Retail inflation scaled a 40-month peak of 5.54% in November and industrial production contracted by as much as 3.8% in October, stoking the fear that the country may be in for an extended period of intense economic slowdown.
Official data released on Thursday showed the output of both consumer durables and capital goods contracted by 18% and 21.9%, respectively, in October, the sharpest plunge in the current IIP series (since April 2012), amply reflecting a collapse in both consumption as well as investments. Although the October performance of IIP was still better than the previous month when it had hit an eight-year low of -4.3%, it nevertheless recorded the second-biggest decline in the current series.
Of course, unfavourable base effect played a part in pushing up retail inflation and driving down industrial production. At 10.01% in November, food inflation scaled an over-five-year peak and was the biggest driver of headline inflation even though core inflation remained almost unchanged at 3.6%.
Given that the base for both food inflation and headline retail inflation remains damaging, at least until March 2020, price pressure in the economy will likely persist in the coming months as well. Conversely, policy-makers can take some solace in the fact that the base effect for IIP remains relatively favourable from November onwards, at least until March-April 2020.
Inflation breached the RBI’s medium-term target of 4% for a second time in the past 15 months. Given the persisting upside risks to inflation, the monetary policy committee (MPC) will likely opt for an extended pause in the repo rate cut in its next policy meeting in February 2020 even though it may retain its accommodative stance. The MPC already surprised the markets by refraining from another round of policy rate cuts in December despite growth concerns, and its future course also hinges on the government’s Budget plans.

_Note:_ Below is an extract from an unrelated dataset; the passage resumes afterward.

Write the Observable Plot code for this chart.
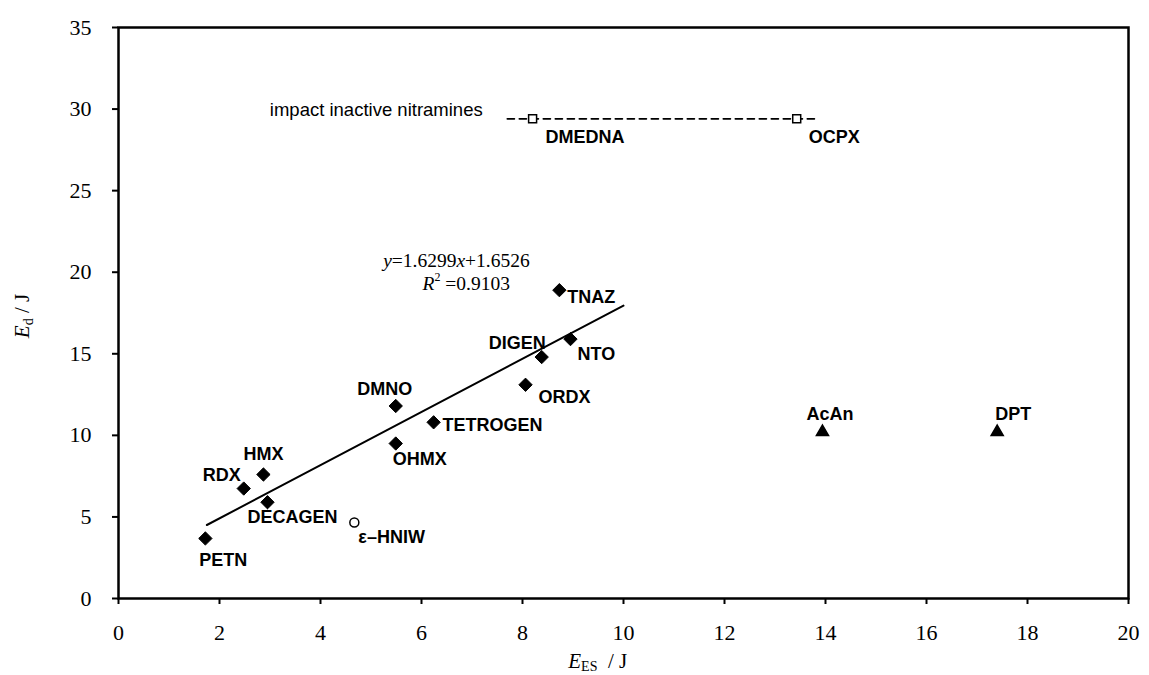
<!DOCTYPE html>
<html>
<head>
<meta charset="utf-8">
<script src="https://cdn.jsdelivr.net/npm/d3@7"></script>
<script src="https://cdn.jsdelivr.net/npm/@observablehq/plot@0.6"></script>
<style>
  html, body { margin: 0; padding: 0; background: #fff; }
  #chart { width: 1149px; height: 675px; }
</style>
</head>
<body>
<div id="chart"></div>
<script>
// ---- Data ----
const activeNames = ["PETN", "RDX", "HMX", "DECAGEN", "DMNO", "OHMX", "TETROGEN", "ORDX", "DIGEN", "NTO", "TNAZ"];
const activeEES   = [1.72, 2.48, 2.87, 2.95, 5.49, 5.49, 6.24, 8.06, 8.38, 8.95, 8.73];
const activeEd    = [3.68, 6.74, 7.6, 5.9, 11.8, 9.5, 10.8, 13.1, 14.8, 15.9, 18.9];

const hniwNames = ["ε–HNIW"];
const hniwEES   = [4.67];
const hniwEd    = [4.66];

const triNames = ["AcAn", "DPT"];
const triEES   = [13.94, 17.4];
const triEd    = [10.2, 10.2];

const inactiveNames = ["DMEDNA", "OCPX"];
const inactiveEES   = [8.2, 13.43];
const inactiveEd    = [29.4, 29.4];
const inactiveLineX = [7.7, 13.8];
const inactiveCaption = "impact inactive nitramines";

// regression y = 1.6299x + 1.6526, R² = 0.9103, drawn over x in [1.75, 10]
const fitSlope = 1.6299, fitIntercept = 1.6526, fitR2 = 0.9103;
const fitRange = [1.75, 10];

const xTicks = [0, 2, 4, 6, 8, 10, 12, 14, 16, 18, 20];
const yTicks = [0, 5, 10, 15, 20, 25, 30, 35];

// ---- label placement (style only) ----
const labelPlace = {
  "PETN":     {dx: -6,  dy: 22, anchor: "start"},
  "RDX":      {dx: -3,  dy: -13, anchor: "end"},
  "HMX":      {dx: 0,   dy: -20, anchor: "middle"},
  "DECAGEN":  {dx: -20, dy: 15, anchor: "start"},
  "DMNO":     {dx: -11, dy: -17, anchor: "middle"},
  "OHMX":     {dx: -3,  dy: 16, anchor: "start"},
  "TETROGEN": {dx: 9,   dy: 3, anchor: "start"},
  "ORDX":     {dx: 13,  dy: 12, anchor: "start"},
  "DIGEN":    {dx: 4,   dy: -14, anchor: "end"},
  "NTO":      {dx: 7,   dy: 15, anchor: "start"},
  "TNAZ":     {dx: 8,   dy: 7, anchor: "start"},
  "ε–HNIW":   {dx: 4,   dy: 15, anchor: "start"},
  "AcAn":     {dx: -16, dy: -18, anchor: "start"},
  "DPT":      {dx: -2,  dy: -18, anchor: "start"},
  "DMEDNA":   {dx: 13,  dy: 18, anchor: "start"},
  "OCPX":     {dx: 12,  dy: 18, anchor: "start"}
};

const zip = (n, x, y) => n.map((name, i) => ({name, x: x[i], y: y[i]}));
const active = zip(activeNames, activeEES, activeEd);
const hniw = zip(hniwNames, hniwEES, hniwEd);
const tri = zip(triNames, triEES, triEd);
const inactive = zip(inactiveNames, inactiveEES, inactiveEd);
const fitLine = fitRange.map(x => ({x, y: fitSlope * x + fitIntercept}));
const dashLine = inactiveLineX.map(x => ({x, y: inactiveEd[0]}));
const allLabels = [...active, ...hniw, ...tri, ...inactive];

const labelFont = "Arial, 'Liberation Sans', sans-serif";
const serif = "'Times New Roman', 'Liberation Serif', 'DejaVu Serif', serif";

const perLabel = allLabels.map(d => Plot.text([d], {
  x: "x", y: "y", text: "name",
  dx: labelPlace[d.name].dx, dy: labelPlace[d.name].dy,
  textAnchor: labelPlace[d.name].anchor,
  fontFamily: labelFont, fontWeight: "bold", fontSize: 18, fill: "#000"
}));

const svg = Plot.plot({
  width: 1149,
  height: 675,
  marginLeft: 118,
  marginRight: 21,
  marginTop: 27,
  marginBottom: 77,
  style: {fontFamily: serif, background: "#fff", color: "#000"},
  x: {domain: [0, 20]},
  y: {domain: [0, 35]},
  marks: [
    Plot.axisX({ticks: xTicks, tickSize: 6, tickPadding: 20, fontSize: 22, strokeWidth: 2, label: null, fontFamily: serif}),
    Plot.axisY({ticks: yTicks, tickSize: 6, tickPadding: 21, fontSize: 22, strokeWidth: 2, label: null, fontFamily: serif}),
    Plot.frame({stroke: "#000", strokeWidth: 2.5}),
    Plot.line(fitLine, {x: "x", y: "y", stroke: "#000", strokeWidth: 2}),
    Plot.line(dashLine, {x: "x", y: "y", stroke: "#000", strokeWidth: 1.8, strokeDasharray: "7,5"}),
    Plot.dot(active, {x: "x", y: "y", symbol: "diamond2", r: 6, fill: "#000", stroke: "#000", strokeWidth: 1}),
    Plot.dot(hniw, {x: "x", y: "y", symbol: "circle", r: 4.5, fill: "#fff", stroke: "#000", strokeWidth: 1.5}),
    Plot.dot(tri, {x: "x", y: "y", symbol: "triangle", r: 4.5, fill: "#000", stroke: "#000"}),
    Plot.dot(inactive, {x: "x", y: "y", symbol: "square", r: 4.5, fill: "#fff", stroke: "#000", strokeWidth: 1.5}),
    ...perLabel
  ]
});

document.getElementById("chart").appendChild(svg);

// ---- extra text with mixed styles (subscripts, italics) ----
const xs = svg.scale("x");
const ys = svg.scale("y");
const root = d3.select(svg);

// inactive group caption
root.append("text")
  .attr("x", xs.apply(inactiveLineX[0]) - 237).attr("y", ys.apply(inactiveEd[0]) - 2)
  .attr("text-anchor", "start")
  .attr("font-family", labelFont).attr("font-size", 18.5).attr("fill", "#000")
  .text(inactiveCaption);

// regression equation
const eq = root.append("text")
  .attr("x", xs.apply(5.25)).attr("y", ys.apply(20.3))
  .attr("text-anchor", "start")
  .attr("font-family", serif).attr("font-size", 19.5).attr("fill", "#000");
eq.append("tspan").attr("font-style", "italic").text("y");
eq.append("tspan").text("=" + fitSlope);
eq.append("tspan").attr("font-style", "italic").text("x");
eq.append("tspan").text("+" + fitIntercept);

const r2 = root.append("text")
  .attr("x", xs.apply(6.03)).attr("y", ys.apply(18.9))
  .attr("text-anchor", "start")
  .attr("font-family", serif).attr("font-size", 19.5).attr("fill", "#000");
r2.append("tspan").attr("font-style", "italic").text("R");
r2.append("tspan").attr("font-size", 12).attr("dy", -9).text("2");
r2.append("tspan").attr("dy", 9).text(" =" + fitR2);

// y axis label  E_d / J
const yl = root.append("text")
  .attr("transform", "translate(29," + 316 + ") rotate(-90)")
  .attr("text-anchor", "middle")
  .attr("font-family", serif).attr("font-size", 21).attr("fill", "#000");
yl.append("tspan").attr("font-style", "italic").text("E");
yl.append("tspan").attr("font-size", 14).attr("dy", 4).text("d");
yl.append("tspan").attr("dy", -4).text(" / J");

// x axis label  E_ES / J
const xl = root.append("text")
  .attr("x", xs.apply(9.5)).attr("y", 668)
  .attr("text-anchor", "middle")
  .attr("font-family", serif).attr("font-size", 21).attr("fill", "#000");
xl.append("tspan").attr("font-style", "italic").text("E");
xl.append("tspan").attr("font-size", 14).attr("dy", 3).text("ES");
xl.append("tspan").attr("dy", -3).text("  / J");
</script>
</body>
</html>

All the three major sectors of IIP · manufacturing, mining and electricity · shrank for a second time since November 2012. Five of the six used-based categories, barring intermediate goods, too, saw contraction. However, a sharp 22.2% rise in intermediate goods somewhat bridled the fall in the headline IIP. Capital goods output recorded its tenth straight month of fall in October, mirroring a collapse in investments and an early revival is unlikely despite a massive corporate tax cut recently.
The drop in consumer durables output just worsened to 18% in October, against 9.9% in the previous month, indicating persisting weakness in urban demand. Importantly, even non-durables output shrank by 1.1%, against a fall of 0.4% in September (when it had contracted for the first time since November 2018), mirroring rural distress.
Manufacturing shrank 2.1% in October, against 4% in the previous month when it had recorded its worst performance in the current series. Mining crashed by 8%, against 8.6% in September, which was its sharpest fall since May 2013. Electricity output contracted 12.2% in October, against a fall of 2.6% in the previous month.
Commenting on the IIP, DK Pant, chief economist at India Ratings, said: “These numbers clearly suggest that the festival season could not arrest the declining growth momentum of the industrial sector resulting in manufacturing sector clocking de-growth for the third consecutive month in November 2019. This is unprecedented as the new series of IIP with 2011-12 as base year so far has not witnessed such consecutive months of de-growth either in the manufacturing, electricity or the industrial sector as a whole.”
Aditi Nayar, principal economist at ICRA, said although overall core inflation remained unchanged at 3.6%, some of its components such as health, personal goods and education continue to be above 5% while recreation and housing are above 4%. “Given that the base effect will be unfavourable in January and February too, we may expect inflation to be in the region of 4.5-5% in the coming months too even when prices of vegetables moderate when the next crop comes in January-March 2020,” she added.